I went to the Preaching Lab, a mini-church sanctuary with a pulpit, piano, and pews. I put a copy in the hymnal rack on the back of each pew, left one on the pulpit, and then propped open one on the piano.
Next, I entered to the chapel. Entering this room with those Joseph Smith’s books was like performing a Muslim ritual
Hajj to
Mecca, approaching the holy
Kaaba, and then whipping out a Pizza Hut Deep Dish
Pork Lover’s special (with extra bacon) just to see how it would go over with the other pilgrims. I decorated the chapel with my heretical books. Thus was The School Of Theology evangelized.
I had to go back to my truck and restock my supply several times. I worked over the School Of Education, the School Of Music, the fitness center, and the childcare facility. No Mormon has ever spread the LDS gospel to a hostile audience the way I spread it that morning, and if there really is a multi-tiered Mormon heaven with
Celestial, Terrestrial, and Telestial kingdoms, I believe I’m going spend eternity looking down on a lot of other Baptists. I did my work better than Brigham Young, dammit.
(Here's a helpful Mormon chart showing where I shall take my rightful place in the highest circle, The Celestial Kingdom. I'm going to get into the highest Mormon Heaven because of my good works for The Faith.)
Nobody noticed anything until Tuesday morning. (Southwestern Semitary doesn’t have classes on Mondays. This allows part-time preachers with churches in Oklahoma, Louisiana and West Texas to return to The
Angel Factory on Monday instead of driving all Sunday night.)
Tuesday morning, there was a massive uproar all over campus. Outrage. Sturdy, strapping young Baptists discussed marching on Salt Lake City to plant copies of Herschell Hobbs’ landmark tract
“The Baptist Faith And Message” in the Mormon Tabernacle Choir loft. Some professors declared it to be a harmless prank, while others began their classes with a prayer that all Mormons/LDS church members would listen for the Spirit’s voice, find the true path, repent of their errors, and blah blah blah freakin’ blah. (That was the approach taken by
Dr.
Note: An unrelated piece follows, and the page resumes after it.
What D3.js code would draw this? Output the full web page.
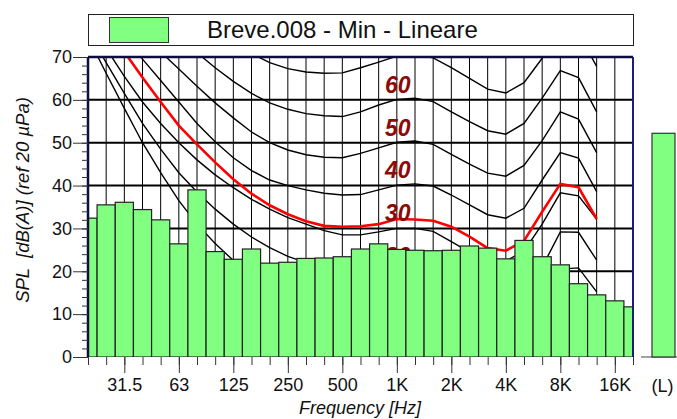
<!DOCTYPE html>
<html>
<head>
<meta charset="utf-8">
<script src="https://cdn.jsdelivr.net/npm/d3@7"></script>
<style>
body { margin: 0; background: #fff; }
svg { font-family: "Liberation Sans", Arial, sans-serif; }
</style>
</head>
<body>
<script>
// third octave bands, 20 Hz .. 20 kHz
var bands = ["20","25","31.5","40","50","63","80","100","125","160","200","250","315","400","500","630","800","1K","1.25K","1.6K","2K","2.5K","3.15K","4K","5K","6.3K","8K","10K","12.5K","16K","20K"];
var levels = [32.4, 35.5, 36.1, 34.4, 32.0, 26.4, 39.0, 24.6, 22.8, 25.2, 21.9, 22.1, 23.0, 23.1, 23.4, 25.2, 26.4, 25.1, 24.9, 24.8, 24.9, 25.9, 25.4, 22.9, 27.2, 23.4, 21.5, 17.1, 14.5, 13.1, 11.7];
var totalLabel = "(L)";
var totalLevel = 52.2;
var tickLabels = ["31.5","63","125","250","500","1K","2K","4K","8K","16K"];
var yTicks = [0,10,20,30,40,50,60,70];

// equal loudness contours, 20 Hz .. 12.5 kHz
var phon10 = [74.6,66.2,58,50,43,36.5,31,26.5,22.5,19,16,13.5,11.5,9.8,8.5,8.5,9.2,10,10.2,9.5,7,4.5,2.5,2,4.5,11,20.5,20.8,15.2];
var phon20 = [76,68.7,61.5,54.5,48.5,43,38.5,34.5,31,28,25.5,23.5,22,20.5,19.5,19,19.4,20,20.2,19.5,17,14.5,12.7,12.2,14.5,21,29.2,29.1,22.6];
var phon30 = [79,72,65.5,59.5,54.5,50,46,42.5,39.5,36.8,34.5,32.5,31,29.5,28.5,28.5,29.2,30,30,29.3,26.9,24.5,22.8,22.4,24.7,31,38.3,37.6,32.2];
var phon40 = [86,80.5,75,69.5,64.5,59.5,54.5,50.2,46.5,43.5,41.3,40,39,38.2,37.8,37.9,39,40.1,40.4,39.9,37.8,35.5,33.2,32.4,34.7,41.3,47.7,46.4,38.6];
var phon50 = [92,86.5,81,76,71.2,67.2,63.2,59.3,55.8,52.5,50,48.3,47.2,46.6,46.5,47.5,48.8,50.1,50.4,49.6,47.3,45,42.9,42.2,44.7,50.5,57.2,55.5,47.7];
var phon60 = [100,94,88.5,83,78,74,71,67.5,64.3,61.5,59.3,57.8,56.8,56.3,56.1,57.2,58.8,60.1,60.4,59.6,57.2,54.9,52.8,52,54.5,60.4,66.8,65.2,57.2];
var phon70 = [108,102,96,91,86,82,78,75,72.5,70.8,68.7,67.3,66.5,66.2,66.3,67.5,68.8,70.2,70.5,69.8,67.5,65,62.5,61.6,64,69.7,77,75.5,67.8];
var redCurve = [82,77,71.2,65.2,59.5,54,49.6,45.4,41.5,38.1,35.4,33.3,31.7,30.6,30.4,30.5,31,32.2,32.1,31.8,30.4,28.1,25.4,24.8,27.1,33.9,40.4,39.6,32.2];
var contourLabels = [60,50,40,30,20];

var width = 677, height = 419;
var plotLeft = 88, plotRight = 633, plotTop = 57, plotBottom = 357;

var svg = d3.select("body").append("svg")
    .attr("width", width)
    .attr("height", height);

var x = d3.scalePoint().domain(bands).range([plotLeft, plotRight]);
var step = x.step();
var y = d3.scaleLinear().domain([0, 70]).range([plotBottom, plotTop]);
var xL = d3.scaleBand().domain([totalLabel]).range([652, 675]);

svg.append("defs").append("clipPath").attr("id", "plotClip")
  .append("rect").attr("x", plotLeft).attr("y", plotTop)
  .attr("width", plotRight - plotLeft).attr("height", plotBottom - plotTop);

// legend
var legend = svg.append("g");
legend.append("rect").attr("x", 88.5).attr("y", 14.5).attr("width", 545).attr("height", 31)
  .attr("fill", "#fff").attr("stroke", "#222").attr("stroke-width", 1);
legend.append("rect").attr("x", 109.5).attr("y", 17.5).attr("width", 59).attr("height", 25)
  .attr("fill", "#80ff80").attr("stroke", "#333").attr("stroke-width", 1);
legend.append("text").attr("x", 207).attr("y", 38).attr("font-size", 24).attr("fill", "#111")
  .text("Breve.008 - Min - Lineare");

// grid
var grid = svg.append("g");
grid.selectAll("line.v").data(bands.slice(1, -1)).enter().append("line")
  .attr("x1", function(d){ return x(d); }).attr("x2", function(d){ return x(d); })
  .attr("y1", plotTop).attr("y2", plotBottom)
  .attr("stroke", "#000").attr("stroke-width", 1);
grid.selectAll("line.h").data([10,20,30,40,50,60]).enter().append("line")
  .attr("x1", plotLeft).attr("x2", plotRight)
  .attr("y1", function(d){ return y(d); }).attr("y2", function(d){ return y(d); })
  .attr("stroke", "#000").attr("stroke-width", 2);

// contours
var line = d3.line()
  .x(function(d, i){ return x(bands[i]); })
  .y(function(d){ return y(d); });

var curves = svg.append("g").attr("clip-path", "url(#plotClip)");
curves.selectAll("path.phon").data([phon10, phon20, phon30, phon40, phon50, phon60, phon70]).enter()
  .append("path")
  .attr("d", line)
  .attr("fill", "none").attr("stroke", "#000").attr("stroke-width", 1.4);
curves.append("path").datum(redCurve)
  .attr("d", line)
  .attr("fill", "none").attr("stroke", "#ff0000").attr("stroke-width", 2.6);

svg.append("g").selectAll("text").data(contourLabels).enter().append("text")
  .attr("x", x("1K") + 1)
  .attr("y", function(d){ return y(d + 3.6); })
  .attr("dy", "0.36em")
  .attr("text-anchor", "middle")
  .attr("font-size", 23).attr("font-weight", "bold").attr("font-style", "italic")
  .attr("fill", "#8b0a0a")
  .text(function(d){ return d; });

// bars
svg.append("g").attr("clip-path", "url(#plotClip)")
  .selectAll("rect").data(levels).enter().append("rect")
  .attr("x", function(d, i){ return x(bands[i]) - step / 2; })
  .attr("width", step)
  .attr("y", function(d){ return y(d); })
  .attr("height", function(d){ return y(0) - y(d); })
  .attr("fill", "#80ff80").attr("stroke", "#222").attr("stroke-width", 1.2);

// total bar
svg.append("line").attr("x1", 641).attr("x2", 677).attr("y1", y(0)).attr("y2", y(0))
  .attr("stroke", "#444").attr("stroke-width", 1.2);
svg.append("rect")
  .attr("x", xL(totalLabel)).attr("width", xL.bandwidth())
  .attr("y", y(totalLevel)).attr("height", y(0) - y(totalLevel))
  .attr("fill", "#80ff80").attr("stroke", "#333").attr("stroke-width", 1.2);
svg.append("text").attr("x", xL(totalLabel) + xL.bandwidth() / 2 - 1).attr("y", 391.5)
  .attr("text-anchor", "middle").attr("font-size", 18).attr("fill", "#111").text(totalLabel);

// frame
svg.append("line").attr("x1", plotLeft).attr("x2", plotLeft).attr("y1", plotTop).attr("y2", plotBottom)
  .attr("stroke", "#0c0c40").attr("stroke-width", 2.5);
svg.append("line").attr("x1", plotLeft).attr("x2", plotRight).attr("y1", plotTop).attr("y2", plotTop)
  .attr("stroke", "#0c0c40").attr("stroke-width", 2.5);
svg.append("line").attr("x1", plotRight).attr("x2", plotRight).attr("y1", plotTop).attr("y2", plotBottom)
  .attr("stroke", "#1c1c78").attr("stroke-width", 2);

// y axis
var yMinor = svg.append("g").attr("transform", "translate(" + plotLeft + ",0)")
  .call(d3.axisLeft(y).ticks(35).tickSize(6).tickFormat(""));
yMinor.select(".domain").remove();
yMinor.selectAll("line").attr("stroke", "#333");

var yAxis = svg.append("g").attr("transform", "translate(" + plotLeft + ",0)")
  .call(d3.axisLeft(y).tickValues(yTicks).tickSize(15).tickPadding(1));
yAxis.select(".domain").remove();
yAxis.selectAll("line").attr("stroke", "#333");
yAxis.selectAll("text").attr("font-size", 18).attr("fill", "#111")
  .attr("font-family", "Liberation Sans, Arial, sans-serif");

// x axis
var xMinor = svg.append("g").attr("transform", "translate(0," + plotBottom + ")")
  .call(d3.axisBottom(x).tickSize(8).tickFormat(""));
xMinor.select(".domain").remove();
xMinor.selectAll("line").attr("stroke", "#333");

var xAxis = svg.append("g").attr("transform", "translate(0," + plotBottom + ")")
  .call(d3.axisBottom(x).tickValues(tickLabels).tickSize(16).tickPadding(5));
xAxis.select(".domain").remove();
xAxis.selectAll("line").attr("stroke", "#333");
xAxis.selectAll("text").attr("font-size", 18).attr("fill", "#111")
  .attr("font-family", "Liberation Sans, Arial, sans-serif");

// titles
svg.append("text").attr("x", 360).attr("y", 414)
  .attr("text-anchor", "middle").attr("font-size", 18).attr("font-style", "italic").attr("fill", "#111")
  .text("Frequency [Hz]");
svg.append("text")
  .attr("transform", "translate(29,200) rotate(-90)")
  .attr("text-anchor", "middle").attr("font-size", 18.5).attr("font-style", "italic").attr("fill", "#111")
  .style("white-space", "pre")
  .text("SPL  [dB(A)] (ref 20 µPa)");
</script>
</body>
</html>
Boyd Hunt in Systematic Theology, by the way. I know because I was there for it.)
That night, I went to my job at
Bassham Food Services. The Bassham’s night shift was 50% Seminary students working their way through school, and 50% bewildered stoners and neighborhood kids who were very, very tired of being evangelized by Seminary students.
The breakroom conversations were about the cropdusting of the Seminary with copies of “The Book Of Mormon”. Theories of Whodunnit were proposed. Nobody could come up with a satisfactory explanation.
I just sat there grinning, looking like the guy who knows Who Farted.
My friend, co-worker, and roommate Henry Farrish looked at me for a while. Henry and I have known each other since the 4th grade.
Henry whispered “Did you do that?????”
I winked.
Later on, we went into a corner of the warehouse and laughed and laughed and laughed. Wish you could’ve seen it.
And that is what you do with 250 copies of “The Book Of Mormon”.